Ahab of Israel who displeases God

The Jar Of Food Will Never Run Out:


There is a story in the Old Testament of the Bible in a book called Kings, about a wayward king, Ahab of Israel, who displeases God. God sends the prophet Elijah to him, to prophesy that no dew would drop or rain fall on the land, except at God’s command. To undertake his task in hostile territory, Elijah hides himself by the Cherith, a brook, east of the Jordan. There he drinks from the brook and eats food brought by the ravens -- bread in the morning and meat in the evening.
  When the brook dries up, Yahweh -- as the Jews address God -- sends Elijah to a woman in Zarephath of Sidon, asking her to provide him with water and bread.

The woman replies that all she has left is a handful of flour in a jar and a little oil in a jug. To prepare a meal for both her son and herself (her husband was no more), she is gathering sticks, so that both could eat them and then die. But Elijah tells her: “Do not be afraid”. He assures her that if she first makes a cake of it for him, and then some for herself and her son, Yahweh would provide: “For this is the word of Yahweh: ‘The jar of meal will not be emptied nor the jug of oil fail’.

From that day on, the woman had food for herself and her son.  When we reach the brink and are just about to give up hope, God provides. There are many parallels of this story in our own lives. Sometimes our needs are physical and sometimes our deeper needs are spiritual. God answers every prayer of faith but in his own way and time.  Faced as we are by drought, one disaster after another, hopelessness; sometimes all God is asking us is to share the little water we may have left, so that there is enough for everyone.

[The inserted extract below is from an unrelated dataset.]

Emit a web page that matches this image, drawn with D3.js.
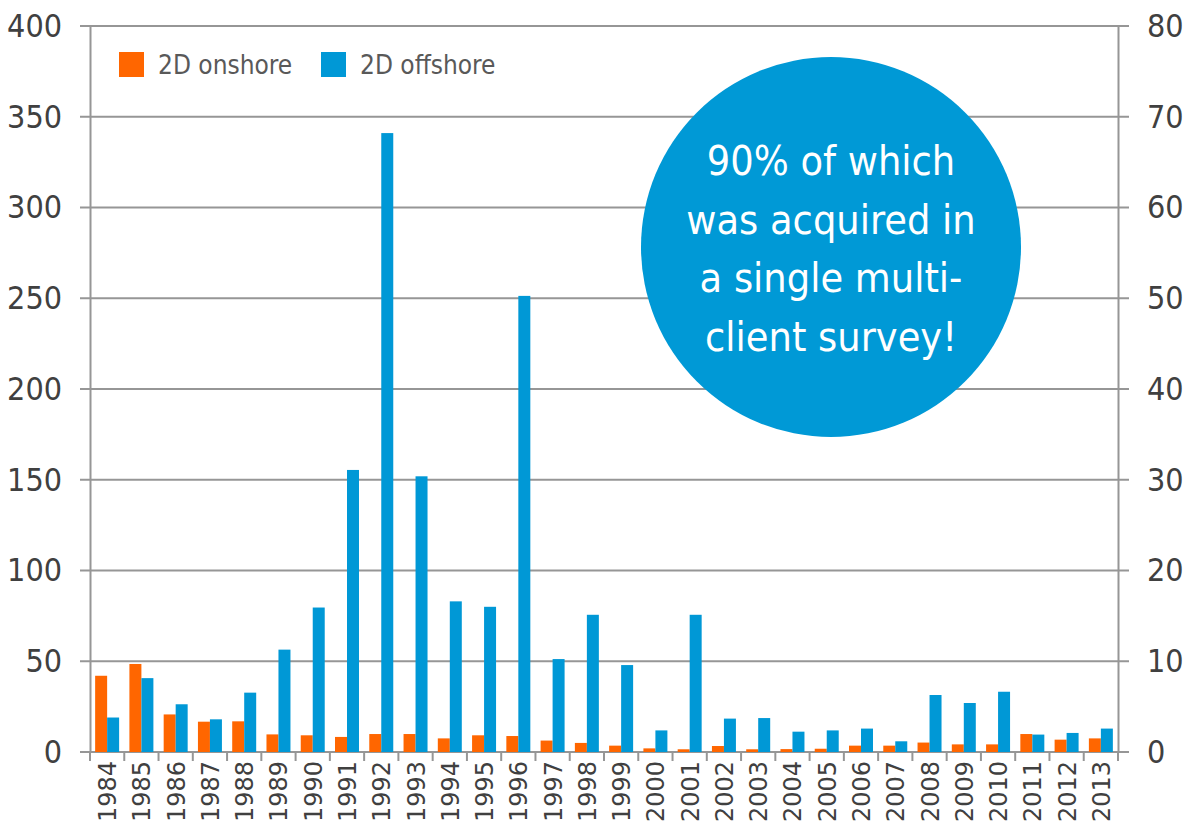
<!DOCTYPE html>
<html>
<head>
<meta charset="utf-8">
<script src="https://d3js.org/d3.v7.min.js"></script>
<style>
  body { margin: 0; background: #fff; }
  svg { display: block; }
</style>
</head>
<body>
<div id="chart"></div>
<script>
const years = ["1984","1985","1986","1987","1988","1989","1990","1991","1992","1993",
  "1994","1995","1996","1997","1998","1999","2000","2001","2002","2003",
  "2004","2005","2006","2007","2008","2009","2010","2011","2012","2013"];
const onshore = [42, 48.5, 20.7, 16.7, 16.9, 9.7, 9.2, 8.3, 9.9, 9.9,
  7.5, 9.2, 8.8, 6.3, 5, 3.5, 2, 1.5, 3.3, 1.5,
  1.6, 1.8, 3.5, 3.5, 5.2, 4.2, 4.2, 9.9, 6.8, 7.5];
const offshore = [19, 40.7, 26.3, 18, 32.7, 56.4, 79.6, 155.4, 341, 151.9,
  83, 80, 251.3, 51.2, 75.6, 47.9, 11.9, 75.6, 18.4, 18.7,
  11.2, 11.9, 12.9, 5.9, 31.4, 27, 33.2, 9.6, 10.5, 12.9];
const leftTicks = [0, 50, 100, 150, 200, 250, 300, 350, 400];
const rightTicks = [0, 10, 20, 30, 40, 50, 60, 70, 80];
const seriesNames = ["2D onshore", "2D offshore"];
const bubbleLines = ["90% of which", "was acquired in", "a single multi-", "client survey!"];

const W = 1187, H = 824;
const plotLeft = 90, plotRight = 1118, plotTop = 26, plotBottom = 752;
const orange = "#ff6600", blue = "#0098d6";
const gridCol = "#969696", textCol = "#404040";

const svg = d3.select("#chart").append("svg")
  .attr("width", W).attr("height", H);

const x = d3.scaleBand().domain(years).range([plotLeft, plotRight])
  .paddingInner(0.3).paddingOuter(0.15);
const xs = d3.scaleBand().domain([0, 1]).range([0, x.bandwidth()]);
const y = d3.scaleLinear().domain([0, 400]).range([plotBottom, plotTop]);
const y2 = d3.scaleLinear().domain([0, 80]).range([plotBottom, plotTop]);

// gridlines
svg.append("g").selectAll("line").data(leftTicks).join("line")
  .attr("x1", plotLeft - 10).attr("x2", plotRight + 11)
  .attr("y1", d => y(d)).attr("y2", d => y(d))
  .attr("stroke", gridCol).attr("stroke-width", 2);

// bars
const bars = svg.append("g");
years.forEach((yr, i) => {
  [onshore[i], offshore[i]].forEach((v, j) => {
    bars.append("rect")
      .attr("x", x(yr) + xs(j))
      .attr("y", y(v))
      .attr("width", xs.bandwidth())
      .attr("height", y(0) - y(v))
      .attr("fill", j === 0 ? orange : blue);
  });
});

// left axis
const leftAxis = svg.append("g")
  .attr("transform", `translate(${plotLeft},0)`)
  .call(d3.axisLeft(y).tickValues(leftTicks).tickSize(0).tickPadding(28));
leftAxis.select(".domain").attr("stroke", gridCol).attr("stroke-width", 2);
leftAxis.selectAll("text")
  .attr("fill", textCol)
  .style("font-family", "'DejaVu Sans Condensed', 'DejaVu Sans', sans-serif")
  .style("font-size", "32px");

// right axis
const rightAxis = svg.append("g")
  .attr("transform", `translate(${plotRight},0)`)
  .call(d3.axisRight(y2).tickValues(rightTicks).tickSize(0).tickPadding(29));
rightAxis.select(".domain").attr("stroke", gridCol).attr("stroke-width", 2);
rightAxis.selectAll("text")
  .attr("fill", textCol)
  .style("font-family", "'DejaVu Sans Condensed', 'DejaVu Sans', sans-serif")
  .style("font-size", "32px");

// bottom axis: category boundary ticks
const edges = years.map((d, i) => plotLeft + i * x.step()).concat([plotRight]);
svg.append("g").selectAll("line").data(edges).join("line")
  .attr("x1", d => d).attr("x2", d => d)
  .attr("y1", plotBottom).attr("y2", plotBottom + 9)
  .attr("stroke", gridCol).attr("stroke-width", 2);

svg.append("g").selectAll("text").data(years).join("text")
  .attr("transform", d => `translate(${x(d) + x.bandwidth() / 2 + 9},${plotBottom + 9}) rotate(-90)`)
  .attr("text-anchor", "end")
  .attr("fill", textCol)
  .style("font-family", "'DejaVu Sans', sans-serif")
  .style("font-size", "24px")
  .text(d => d);

// legend
const legend = svg.append("g");
const legendX = [119, 321];
seriesNames.forEach((name, i) => {
  legend.append("rect")
    .attr("x", legendX[i]).attr("y", 52)
    .attr("width", 25).attr("height", 25)
    .attr("fill", i === 0 ? orange : blue);
  legend.append("text")
    .attr("x", legendX[i] + 39).attr("y", 74)
    .attr("fill", "#595959")
    .style("font-family", "'DejaVu Sans Condensed', 'DejaVu Sans', sans-serif")
    .style("font-size", "26px")
    .text(name);
});

// callout bubble
const bubble = svg.append("g");
bubble.append("circle")
  .attr("cx", 831).attr("cy", 247).attr("r", 190)
  .attr("fill", "#0099d6");
bubble.selectAll("text").data(bubbleLines).join("text")
  .attr("x", 831)
  .attr("y", (d, i) => 175 + i * 58.5)
  .attr("text-anchor", "middle")
  .attr("fill", "#fff")
  .style("font-family", "'DejaVu Sans Condensed', 'DejaVu Sans', sans-serif")
  .style("font-size", "41px")
  .text(d => d);
</script>
</body>
</html>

We, however live selfish lives. We cannot think beyond ourselves. We feel with our own resources, we have the first right to what is scarce in the world today.  Defeat makes us cower instead of making us brave and able to stand up to evil and selfishness. Farmers’ suicides are a blot on our conscience as a nation. Many are driven to despair and lose the will to live. Yet, we make merry and behave as if all these things happening are remote from ourselves. That is why Jesus said: ‘It is easier for a camel to pass through the eye of a needle, than for a rich man to enter the kingdom of heaven’.

 Going green is one solution to many of the problems we face today. Redistributive justice requires a change of attitude and being able to sacrifice at some cost to oneself. The woman of Zarephath did not give from plenty but from the mite that Jesus once praised in a woman he saw putting her few coins into the treasury.  My prayer is that the God of the impossible will provide for all of us with sufficient rain, sunshine, food, clothing, shelter and a decent standard of living. For all things and much else are always possible for those who believe – who never give up faith and hope.